OBJECTIVE —
Below are records that hold pictures; write out only the lines from their start through the line with "const cx = i => x(i) + x.bandwidth() / 2;", exactly, and drop the pictures.

THE RECORDS —
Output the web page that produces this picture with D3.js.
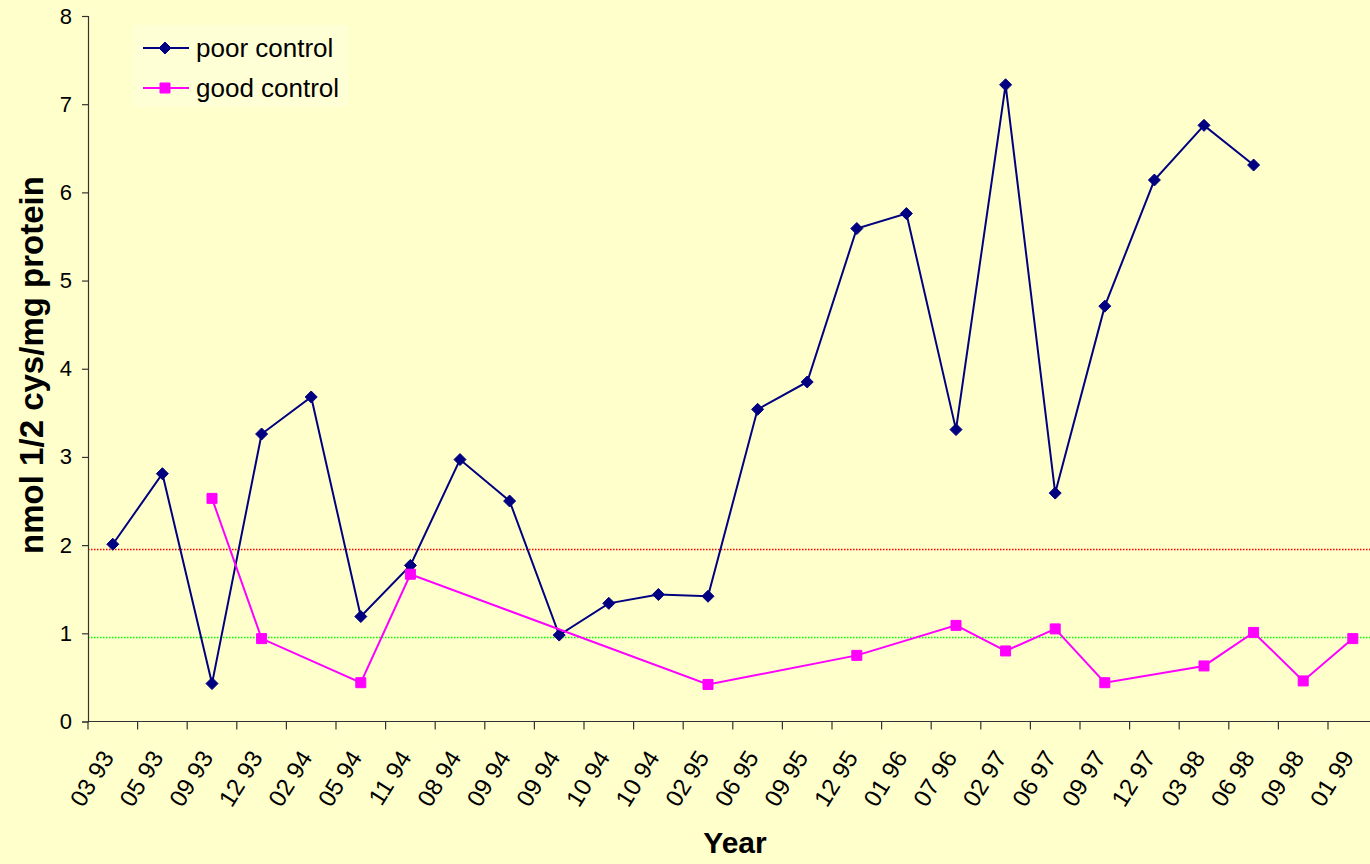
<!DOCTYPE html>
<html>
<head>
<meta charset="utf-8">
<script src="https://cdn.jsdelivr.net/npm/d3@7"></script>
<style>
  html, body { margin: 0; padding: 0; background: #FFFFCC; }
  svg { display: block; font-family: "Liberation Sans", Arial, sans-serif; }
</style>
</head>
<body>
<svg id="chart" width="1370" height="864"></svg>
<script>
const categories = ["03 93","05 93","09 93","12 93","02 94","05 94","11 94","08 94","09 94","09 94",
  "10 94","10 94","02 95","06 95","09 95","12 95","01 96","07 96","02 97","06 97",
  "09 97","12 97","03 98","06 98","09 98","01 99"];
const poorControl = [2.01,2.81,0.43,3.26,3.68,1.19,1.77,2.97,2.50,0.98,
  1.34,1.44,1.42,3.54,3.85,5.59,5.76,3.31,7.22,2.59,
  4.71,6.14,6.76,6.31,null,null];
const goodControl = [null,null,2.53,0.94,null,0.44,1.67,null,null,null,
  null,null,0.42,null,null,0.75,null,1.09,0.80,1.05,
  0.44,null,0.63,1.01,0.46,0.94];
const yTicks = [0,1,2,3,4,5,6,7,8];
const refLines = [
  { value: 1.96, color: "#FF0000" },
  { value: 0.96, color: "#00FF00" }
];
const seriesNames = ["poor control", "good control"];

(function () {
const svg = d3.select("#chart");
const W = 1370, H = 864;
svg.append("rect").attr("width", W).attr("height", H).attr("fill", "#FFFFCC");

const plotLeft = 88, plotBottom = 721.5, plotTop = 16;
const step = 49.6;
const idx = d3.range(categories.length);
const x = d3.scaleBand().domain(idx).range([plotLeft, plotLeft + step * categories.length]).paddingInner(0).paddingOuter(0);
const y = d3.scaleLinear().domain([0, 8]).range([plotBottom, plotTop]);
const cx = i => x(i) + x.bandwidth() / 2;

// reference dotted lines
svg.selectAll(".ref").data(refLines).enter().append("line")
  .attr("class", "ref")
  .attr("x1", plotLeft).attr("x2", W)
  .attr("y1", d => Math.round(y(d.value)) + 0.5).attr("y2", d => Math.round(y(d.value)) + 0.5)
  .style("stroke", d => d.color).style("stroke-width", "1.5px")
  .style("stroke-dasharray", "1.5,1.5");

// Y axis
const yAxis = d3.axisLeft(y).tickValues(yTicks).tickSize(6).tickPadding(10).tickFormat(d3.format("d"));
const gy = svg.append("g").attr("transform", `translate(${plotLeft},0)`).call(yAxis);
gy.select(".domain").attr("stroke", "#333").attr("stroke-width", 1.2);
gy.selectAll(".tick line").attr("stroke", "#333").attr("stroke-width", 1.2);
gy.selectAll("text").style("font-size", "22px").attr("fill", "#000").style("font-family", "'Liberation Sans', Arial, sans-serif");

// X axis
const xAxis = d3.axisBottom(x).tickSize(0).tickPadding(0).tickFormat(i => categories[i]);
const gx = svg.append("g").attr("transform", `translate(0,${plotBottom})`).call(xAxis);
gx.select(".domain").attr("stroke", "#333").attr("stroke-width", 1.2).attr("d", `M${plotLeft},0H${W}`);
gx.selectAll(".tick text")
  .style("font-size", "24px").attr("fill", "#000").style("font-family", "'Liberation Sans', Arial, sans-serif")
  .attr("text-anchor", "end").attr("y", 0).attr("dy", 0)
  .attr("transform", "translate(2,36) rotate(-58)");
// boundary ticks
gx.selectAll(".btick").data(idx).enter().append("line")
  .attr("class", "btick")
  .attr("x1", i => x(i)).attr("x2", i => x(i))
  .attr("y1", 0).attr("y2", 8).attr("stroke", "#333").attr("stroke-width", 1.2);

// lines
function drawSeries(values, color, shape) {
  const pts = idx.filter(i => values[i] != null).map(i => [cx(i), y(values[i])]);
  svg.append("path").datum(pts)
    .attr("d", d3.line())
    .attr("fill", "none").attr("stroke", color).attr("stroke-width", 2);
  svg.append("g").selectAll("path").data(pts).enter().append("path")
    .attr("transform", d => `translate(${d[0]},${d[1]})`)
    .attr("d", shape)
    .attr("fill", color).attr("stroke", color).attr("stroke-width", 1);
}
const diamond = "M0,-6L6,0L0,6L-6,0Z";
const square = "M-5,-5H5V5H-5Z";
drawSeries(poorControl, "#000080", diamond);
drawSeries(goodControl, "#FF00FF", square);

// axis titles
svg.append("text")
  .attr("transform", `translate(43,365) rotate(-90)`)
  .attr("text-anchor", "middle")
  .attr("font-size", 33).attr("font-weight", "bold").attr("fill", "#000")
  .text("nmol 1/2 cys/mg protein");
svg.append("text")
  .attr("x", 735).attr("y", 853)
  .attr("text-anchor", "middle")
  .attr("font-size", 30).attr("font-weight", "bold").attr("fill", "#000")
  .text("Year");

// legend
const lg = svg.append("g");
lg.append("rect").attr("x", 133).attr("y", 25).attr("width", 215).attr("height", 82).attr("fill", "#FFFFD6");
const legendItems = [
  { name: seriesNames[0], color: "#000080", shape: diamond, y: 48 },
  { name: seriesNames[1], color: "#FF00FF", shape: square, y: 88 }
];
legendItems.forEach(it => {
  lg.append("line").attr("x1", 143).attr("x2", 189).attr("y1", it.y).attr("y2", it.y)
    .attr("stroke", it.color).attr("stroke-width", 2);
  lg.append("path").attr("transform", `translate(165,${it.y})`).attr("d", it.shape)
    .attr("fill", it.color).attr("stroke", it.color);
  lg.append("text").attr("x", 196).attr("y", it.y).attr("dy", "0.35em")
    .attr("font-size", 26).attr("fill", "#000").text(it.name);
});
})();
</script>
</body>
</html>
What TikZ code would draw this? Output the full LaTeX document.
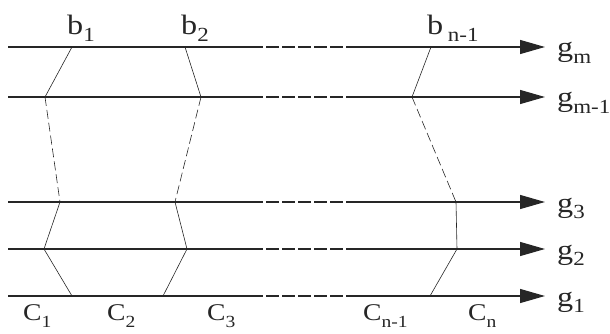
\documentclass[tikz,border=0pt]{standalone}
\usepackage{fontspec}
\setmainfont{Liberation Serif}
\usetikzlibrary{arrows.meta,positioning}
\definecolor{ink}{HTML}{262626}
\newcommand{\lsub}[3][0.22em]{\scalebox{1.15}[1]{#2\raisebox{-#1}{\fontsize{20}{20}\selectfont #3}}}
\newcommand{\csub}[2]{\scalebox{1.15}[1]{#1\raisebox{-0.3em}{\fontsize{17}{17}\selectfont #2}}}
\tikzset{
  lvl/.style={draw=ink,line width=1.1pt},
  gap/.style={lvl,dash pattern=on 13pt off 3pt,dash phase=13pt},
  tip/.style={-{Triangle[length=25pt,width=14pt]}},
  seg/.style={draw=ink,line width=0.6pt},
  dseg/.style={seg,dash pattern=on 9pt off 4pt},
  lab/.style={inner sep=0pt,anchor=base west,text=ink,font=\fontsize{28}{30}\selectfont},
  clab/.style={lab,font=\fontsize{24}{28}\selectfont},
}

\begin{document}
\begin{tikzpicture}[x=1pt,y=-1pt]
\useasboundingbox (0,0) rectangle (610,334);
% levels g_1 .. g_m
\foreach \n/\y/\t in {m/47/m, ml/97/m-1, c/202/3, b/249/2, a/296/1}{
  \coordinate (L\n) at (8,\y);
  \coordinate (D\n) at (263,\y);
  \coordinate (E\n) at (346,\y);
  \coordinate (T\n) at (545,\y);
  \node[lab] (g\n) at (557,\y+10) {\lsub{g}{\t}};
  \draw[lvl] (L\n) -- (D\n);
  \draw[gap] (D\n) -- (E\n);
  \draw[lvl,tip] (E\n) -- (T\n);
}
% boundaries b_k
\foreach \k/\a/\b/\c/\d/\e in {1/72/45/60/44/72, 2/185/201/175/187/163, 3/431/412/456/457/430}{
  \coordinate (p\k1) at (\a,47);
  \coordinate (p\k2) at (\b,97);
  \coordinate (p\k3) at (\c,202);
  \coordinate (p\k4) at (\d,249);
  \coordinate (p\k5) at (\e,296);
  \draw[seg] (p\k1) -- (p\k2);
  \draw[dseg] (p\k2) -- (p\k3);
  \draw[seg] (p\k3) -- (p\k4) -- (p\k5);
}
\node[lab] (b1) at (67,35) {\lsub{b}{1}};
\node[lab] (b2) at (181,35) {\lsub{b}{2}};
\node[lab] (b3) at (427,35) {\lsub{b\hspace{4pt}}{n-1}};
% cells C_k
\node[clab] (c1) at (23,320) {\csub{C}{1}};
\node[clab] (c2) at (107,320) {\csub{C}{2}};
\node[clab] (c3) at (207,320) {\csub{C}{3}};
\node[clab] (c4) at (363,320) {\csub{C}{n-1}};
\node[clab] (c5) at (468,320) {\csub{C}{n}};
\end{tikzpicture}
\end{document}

REPLY TO THE TASK —
Output the web page that produces this picture with D3.js.
<!DOCTYPE html>
<html>
<head>
<meta charset="utf-8">
<script src="https://cdn.jsdelivr.net/npm/d3@7"></script>
<style>
  html, body { margin: 0; padding: 0; background: #FFFFCC; }
  svg { display: block; font-family: "Liberation Sans", Arial, sans-serif; }
</style>
</head>
<body>
<svg id="chart" width="1370" height="864"></svg>
<script>
const categories = ["03 93","05 93","09 93","12 93","02 94","05 94","11 94","08 94","09 94","09 94",
  "10 94","10 94","02 95","06 95","09 95","12 95","01 96","07 96","02 97","06 97",
  "09 97","12 97","03 98","06 98","09 98","01 99"];
const poorControl = [2.01,2.81,0.43,3.26,3.68,1.19,1.77,2.97,2.50,0.98,
  1.34,1.44,1.42,3.54,3.85,5.59,5.76,3.31,7.22,2.59,
  4.71,6.14,6.76,6.31,null,null];
const goodControl = [null,null,2.53,0.94,null,0.44,1.67,null,null,null,
  null,null,0.42,null,null,0.75,null,1.09,0.80,1.05,
  0.44,null,0.63,1.01,0.46,0.94];
const yTicks = [0,1,2,3,4,5,6,7,8];
const refLines = [
  { value: 1.96, color: "#FF0000" },
  { value: 0.96, color: "#00FF00" }
];
const seriesNames = ["poor control", "good control"];

(function () {
const svg = d3.select("#chart");
const W = 1370, H = 864;
svg.append("rect").attr("width", W).attr("height", H).attr("fill", "#FFFFCC");

const plotLeft = 88, plotBottom = 721.5, plotTop = 16;
const step = 49.6;
const idx = d3.range(categories.length);
const x = d3.scaleBand().domain(idx).range([plotLeft, plotLeft + step * categories.length]).paddingInner(0).paddingOuter(0);
const y = d3.scaleLinear().domain([0, 8]).range([plotBottom, plotTop]);
const cx = i => x(i) + x.bandwidth() / 2;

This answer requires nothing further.